Monday February 19, 2018

Three Billboards, One Minor Disappointment

And What We Can Do About It

Rubber cuck on the edge of the sea

There was a point, watching “Three Billboards Outside Ebbing, Missouri,” when I literally hugged myself – friends had recommended it, the critics had raved about it, Frances McDormand was being wonderful in it and the storytelling was both initimate and epic. I was loving it.

And then, about a third of the way through, while being moved to tears by a shocking turn of events, Three Billboards lost my love. I carried on watching it because I was there and I’d already paid to see it but that sense of involvement, of not checking the time to see how far along we were, of being lost in the story, evaporated.

What happened?

(NB No plot spoilers here)

Poignancy got over-played. All the emotional buttons had been pressed, the dial on moving the audience to tears was set to high and then cranked up some more. And what could have, and should have stayed tragic, slid into the banal. Loss driven home and topped off with the lingering shot of a child’s toy abandoned at the water’s edge.

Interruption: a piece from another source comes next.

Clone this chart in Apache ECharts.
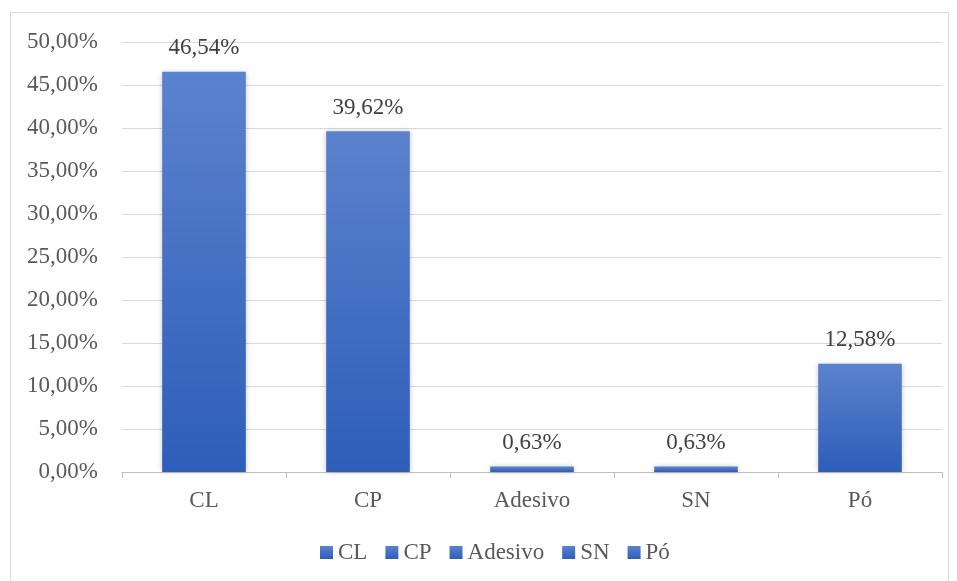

Don’t get me wrong, I enjoy a film all the more if it makes me feel emotional. And I’m easily moved, so much so, that sometimes, it’s just the fact of being with others, be it in a theatre, cinema or concert space, sharing the experience of watching a play or film or hearing music performed, that finds me holding back tears.

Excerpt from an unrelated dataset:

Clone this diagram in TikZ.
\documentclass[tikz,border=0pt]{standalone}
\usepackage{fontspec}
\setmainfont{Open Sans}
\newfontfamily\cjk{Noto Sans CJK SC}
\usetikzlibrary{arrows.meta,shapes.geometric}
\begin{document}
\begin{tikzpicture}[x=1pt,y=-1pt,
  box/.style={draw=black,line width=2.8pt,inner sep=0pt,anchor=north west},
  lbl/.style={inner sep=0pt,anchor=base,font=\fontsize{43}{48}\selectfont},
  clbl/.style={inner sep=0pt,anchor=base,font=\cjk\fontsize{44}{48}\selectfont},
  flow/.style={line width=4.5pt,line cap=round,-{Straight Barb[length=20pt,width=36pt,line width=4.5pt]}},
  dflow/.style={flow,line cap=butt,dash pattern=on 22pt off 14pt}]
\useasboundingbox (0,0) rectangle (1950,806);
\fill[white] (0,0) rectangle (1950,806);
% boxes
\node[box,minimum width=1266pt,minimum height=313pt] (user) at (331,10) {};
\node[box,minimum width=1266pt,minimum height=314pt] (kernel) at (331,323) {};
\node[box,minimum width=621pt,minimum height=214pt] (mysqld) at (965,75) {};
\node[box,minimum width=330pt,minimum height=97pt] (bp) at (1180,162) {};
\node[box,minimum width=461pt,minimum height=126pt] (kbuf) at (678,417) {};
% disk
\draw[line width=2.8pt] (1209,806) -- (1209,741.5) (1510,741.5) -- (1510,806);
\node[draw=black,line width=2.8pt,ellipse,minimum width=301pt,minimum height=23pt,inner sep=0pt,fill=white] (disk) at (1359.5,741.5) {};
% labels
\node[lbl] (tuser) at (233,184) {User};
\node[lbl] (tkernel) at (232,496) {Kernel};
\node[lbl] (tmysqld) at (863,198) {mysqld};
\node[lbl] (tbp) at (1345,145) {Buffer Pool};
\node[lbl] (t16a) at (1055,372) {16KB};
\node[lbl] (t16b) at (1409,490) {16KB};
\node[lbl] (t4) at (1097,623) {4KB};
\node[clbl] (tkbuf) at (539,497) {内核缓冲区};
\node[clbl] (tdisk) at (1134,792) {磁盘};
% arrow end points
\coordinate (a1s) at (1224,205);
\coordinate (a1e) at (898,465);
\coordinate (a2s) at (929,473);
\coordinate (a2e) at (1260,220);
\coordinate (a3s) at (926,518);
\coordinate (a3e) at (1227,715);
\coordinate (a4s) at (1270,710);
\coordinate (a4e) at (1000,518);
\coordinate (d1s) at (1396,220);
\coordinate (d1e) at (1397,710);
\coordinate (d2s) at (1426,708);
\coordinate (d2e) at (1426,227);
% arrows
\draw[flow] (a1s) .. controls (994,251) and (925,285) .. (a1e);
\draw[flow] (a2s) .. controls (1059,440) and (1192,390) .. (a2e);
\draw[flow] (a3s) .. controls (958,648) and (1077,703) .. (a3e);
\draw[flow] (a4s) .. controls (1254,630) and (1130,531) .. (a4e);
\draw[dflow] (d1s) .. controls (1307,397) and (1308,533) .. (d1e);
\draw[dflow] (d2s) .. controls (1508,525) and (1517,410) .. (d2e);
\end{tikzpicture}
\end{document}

But I don’t like to feel I’m being manipulated.

Distracted by its own brilliance

And Three Billboards suddenly felt like it was just doing that. Too prescriptive, it felt like I was being played by a master puppeteer – a rough landing in Huxley’s “Brave New World” of feelies – where films aren’t just experienced visually and aurally but also through touch. A world where nothing is left to the imagination (that could be dangerous), and where audiences are led to experience strictly prescribed feelings.

So, for me, Three Billboards lost its footing when the wide range of issues it introduced and the emotions it sought to elicit, took over from the story it was telling.

It felt like those making the film, in realising that it could be a masterpiece, didn’t just continue driving the narrative forward but got distracted by their own brilliance. Checking in with their egos, they were stoked by what they saw in a “Hey, this is really good, this has potential – maybe those three billboards can say oscar, Oscar, OSCAR,” sort of way.

Losing focus on what matters

There’s a thin line between resonance and manipulation.

And it’s all too easy to lose focus on the thing that really matters. In Three Billboards’ case, the narrative; in the case of copywriting, selling.

So what danger signs should you look out for and how can you mitigate the problem in your marketing comms?

Kill your darlings

I say, by getting over yourself, by thoroughly stress-testing and scrutinising your intentions, and “killing your darlings.”

Of course it feels wonderful when you come up with something that neatly and cleverly solves a problem in your copy. But those ‘genius’ moments should, rather than spawning pure self-congratulation, prompt you to pay close attention to your potentially award-winning phrase.

Stress-test and scrutinise, make sure that the words, and the ideas behind them, really earn their place in the copy. That they help get the job done for your client and their audience, and aren’t just about you showing how clever and creative you are.

Over the years, I’ve had to learn to “kill my darlings” – a phrase variously attributed to William Faulkener, Stephen King and others – i.e. become ruthless in my editing. Because in copywriting it’s not about me, it’s about my client and their audience.

Stick to getting the job done

Similarly, when you’re telling a story, stick to doing just that and don’t feel the need to jump on bandwagons, tick boxes or preach. Confident copy and believable storytelling respects the idea that the right of interpretation belongs to the audience.

It’s a concept that’s not a million miles away from the salesman’s cliché of people hating being sold to but loving to buy.

So, I didn’t hate Three Billboards but I was disappointed because I’d wanted to love it.

I’d wanted to love it precisely because it had started out with such promise and because Frances McDormand remained a one-woman tour de force throughout.

But, for me, too much heavy-handed manipulation and eventually dissonance crept in. Rooted firmly in reality at the start it then veered into fantasy where characters’ actions (including arson and defenestration) were without consequence. And most of the serious issues it purportedly covered and is celebrated for, never really got examined and yet it seemed that their very mention threw a halo, an exclusion zone around the film, making any criticism levelled at it problematic.

Go big or go home

What I did cherish though, was the winning spirit of Mildred Hayes’ (Frances McDormand’s) character.

Mildred chose not to stay small and defeated. She chose not to play it safe.

In the words of American writer and civil rights campaigner, Audre Lorde: “your silence does not protect you…[and] that visibility which makes us most vulnerable is that which also is the source of our greatest strength.”